Both major stock indexes weakened more than 2% at market open after U.S. President Donald Trump hit China with a 10% tariff on the remaining $300 billion of Chinese imports on Thursday, a day after negotiators from both countries concluded a meeting in Shanghai without significant signs of progress.

“The negative mood across markets suggests that investors are jittery over sizzling trade tensions between the world’s two largest economies sabotaging the already fragile global growth outlook,” Lukman Otunuga, a senior research analyst at FXTM said in a note.

“With China already pledging countermeasures if the U.S. implements the additional tariffs, things could get really messy – something that will ultimately cripple risk sentiment even further.”

At 1058 GMT, the Johannesburg All-Share index fell 1.8% to 56,195 points, while the Top-40 index shed 2.11% to 50,248 points, both weakening to levels last seen on June 4.

Bucking the trend, the Gold index strengthened 3.1% to 2,150 points as investors sought safe-haven assets. Harmony Gold rose 4.99% to 38.51 rand, AngloGold Ashanti gained 3.92% to 273.45 rand, while Sibanye-Stillwater climbed 3.41% to 18.82 rand.

“On the Gold/rand side these are the best levels that the market has ever seen. The gold reaction only confirms the risk-off environment that is in the market at the moment,” Andre Botha, senior dealer at TreasuryONE, said in a note.

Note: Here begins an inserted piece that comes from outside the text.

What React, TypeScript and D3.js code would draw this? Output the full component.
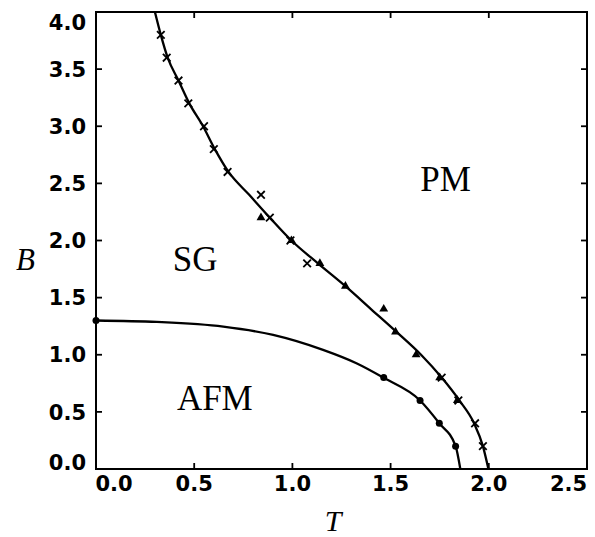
import React from "react";
import * as d3 from "d3";

// Data
const crosses: [number, number][] = [
  [0.33, 3.8], [0.36, 3.6], [0.42, 3.4], [0.47, 3.2], [0.55, 3.0], [0.6, 2.8],
  [0.67, 2.6], [0.84, 2.4], [0.885, 2.2], [0.99, 2.0], [1.075, 1.8],
  [1.76, 0.8], [1.845, 0.6], [1.93, 0.4], [1.97, 0.2],
];
const triangles: [number, number][] = [
  [0.84, 2.2], [0.995, 2.0], [1.14, 1.8], [1.27, 1.6], [1.465, 1.4],
  [1.525, 1.2], [1.63, 1.0], [1.75, 0.8], [1.84, 0.6],
];
const circles: [number, number][] = [
  [0.0, 1.3], [1.465, 0.8], [1.65, 0.6], [1.748, 0.4], [1.831, 0.2],
];
const upperCurve: [number, number][] = [
  [0.3, 4.0], [0.33, 3.8], [0.365, 3.6], [0.42, 3.4], [0.475, 3.2], [0.545, 3.0],
  [0.605, 2.8], [0.675, 2.6], [0.78, 2.4], [0.885, 2.2], [0.995, 2.0], [1.13, 1.8],
  [1.27, 1.6], [1.4, 1.4], [1.53, 1.2], [1.655, 1.0], [1.76, 0.8], [1.85, 0.6],
  [1.925, 0.4], [1.97, 0.2], [1.998, 0.0],
];
const lowerCurve: [number, number][] = [
  [0.0, 1.3], [0.31, 1.287], [0.648, 1.246], [0.902, 1.173], [1.156, 1.042],
  [1.326, 0.925], [1.462, 0.8], [1.65, 0.6], [1.748, 0.4], [1.831, 0.2], [1.855, 0.0],
];
const xTicks = [0, 0.5, 1.0, 1.5, 2.0, 2.5];
const yTicks = [0, 0.5, 1.0, 1.5, 2.0, 2.5, 3.0, 3.5, 4.0];
const regionLabels: { text: string; t: number; b: number }[] = [
  { text: "PM", t: 1.78, b: 2.43 },
  { text: "SG", t: 0.505, b: 1.73 },
  { text: "AFM", t: 0.605, b: 0.52 },
];

const W = 595;
const H = 537;
const left = 96, right = 587, top = 12, bottom = 469;

export default function App() {
  const x = d3.scaleLinear().domain([0, 2.5]).range([left, right]);
  const y = d3.scaleLinear().domain([0, 4.0]).range([bottom, top]);
  const line = d3
    .line<[number, number]>()
    .x((d) => x(d[0]))
    .y((d) => y(d[1]))
    .curve(d3.curveMonotoneX);

  const tickFont = { fontFamily: "'DejaVu Sans', sans-serif", fontWeight: 700, fontSize: 21 };
  const serif = "'Liberation Serif', 'Times New Roman', serif";
  const tri = d3.symbol().type(d3.symbolTriangle).size(34)();

  return (
    <svg
      width={W}
      height={H}
      style={{ position: "absolute", left: 0, top: 0, background: "#fff" }}
    >
      <rect x={0} y={0} width={W} height={H} fill="#fff" />
      <defs>
        <clipPath id="plot">
          <rect x={left} y={top} width={right - left} height={bottom - top} />
        </clipPath>
      </defs>

      {/* ticks (inward on all four sides) */}
      {xTicks.slice(1, -1).map((t) => (
        <g key={"xt" + t} stroke="#000" strokeWidth={1.8}>
          <line x1={x(t)} x2={x(t)} y1={bottom} y2={bottom - 6} />
          <line x1={x(t)} x2={x(t)} y1={top} y2={top + 6} />
        </g>
      ))}
      {yTicks.slice(1, -1).map((t) => (
        <g key={"yt" + t} stroke="#000" strokeWidth={1.8}>
          <line x1={left} x2={left + 6} y1={y(t)} y2={y(t)} />
          <line x1={right} x2={right - 6} y1={y(t)} y2={y(t)} />
        </g>
      ))}

      {/* frame */}
      <rect
        x={left}
        y={top}
        width={right - left}
        height={bottom - top}
        fill="none"
        stroke="#000"
        strokeWidth={2}
      />

      {/* tick labels */}
      {yTicks.map((t, i) => {
        let yy = y(t) + 7.7;
        if (i === yTicks.length - 1) yy = 30;
        if (i === 0) yy = 469.5;
        return (
          <text key={"yl" + t} x={86} y={yy} textAnchor="end" {...tickFont}>
            {t.toFixed(1)}
          </text>
        );
      })}
      {xTicks.map((t, i) => {
        let xx = x(t);
        if (i === 0) xx = 114;
        if (i === xTicks.length - 1) xx = 568.5;
        return (
          <text key={"xl" + t} x={xx} y={490.5} textAnchor="middle" {...tickFont}>
            {t.toFixed(1)}
          </text>
        );
      })}

      {/* axis titles */}
      <text x={25.5} y={270} textAnchor="middle" fontFamily={serif} fontStyle="italic" fontSize={31}>
        B
      </text>
      <text x={333} y={531} textAnchor="middle" fontFamily={serif} fontStyle="italic" fontSize={30}>
        T
      </text>

      {/* region labels */}
      {regionLabels.map((r) => (
        <text
          key={r.text}
          x={x(r.t)}
          y={y(r.b)}
          textAnchor="middle"
          fontFamily={serif}
          fontSize={35}
        >
          {r.text}
        </text>
      ))}

      {/* curves */}
      <g clipPath="url(#plot)">
        <path d={line(upperCurve) || ""} fill="none" stroke="#000" strokeWidth={2.3} />
        <path d={line(lowerCurve) || ""} fill="none" stroke="#000" strokeWidth={2.3} />
      </g>

      {/* markers */}
      {crosses.map(([t, b], i) => (
        <g key={"c" + i} stroke="#000" strokeWidth={1.8}>
          <line x1={x(t) - 3.8} x2={x(t) + 3.8} y1={y(b) - 3.8} y2={y(b) + 3.8} />
          <line x1={x(t) - 3.8} x2={x(t) + 3.8} y1={y(b) + 3.8} y2={y(b) - 3.8} />
        </g>
      ))}
      {triangles.map(([t, b], i) => (
        <path key={"t" + i} d={tri || ""} transform={`translate(${x(t)},${y(b)})`} fill="#000" />
      ))}
      {circles.map(([t, b], i) => (
        <circle key={"o" + i} cx={x(t)} cy={y(b)} r={3.5} fill="#000" />
      ))}
    </svg>
  );
}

On the forex market, at 1058 GMT the rand weakened 0.17% against the dollar to 14.6850 from its overnight close of 14.6600 per dollar.

In early trade it had firmed to 14.5750 as the dollar weakened against most currencies.

Botha said: “The rand is the weakest performing emerging market currency as it is being used as a proxy due to the ease of getting in and out of the market.”

Bonds were slightly firmer, with the yield on the benchmark 10-year government issue down 2 basis points to 8.355%.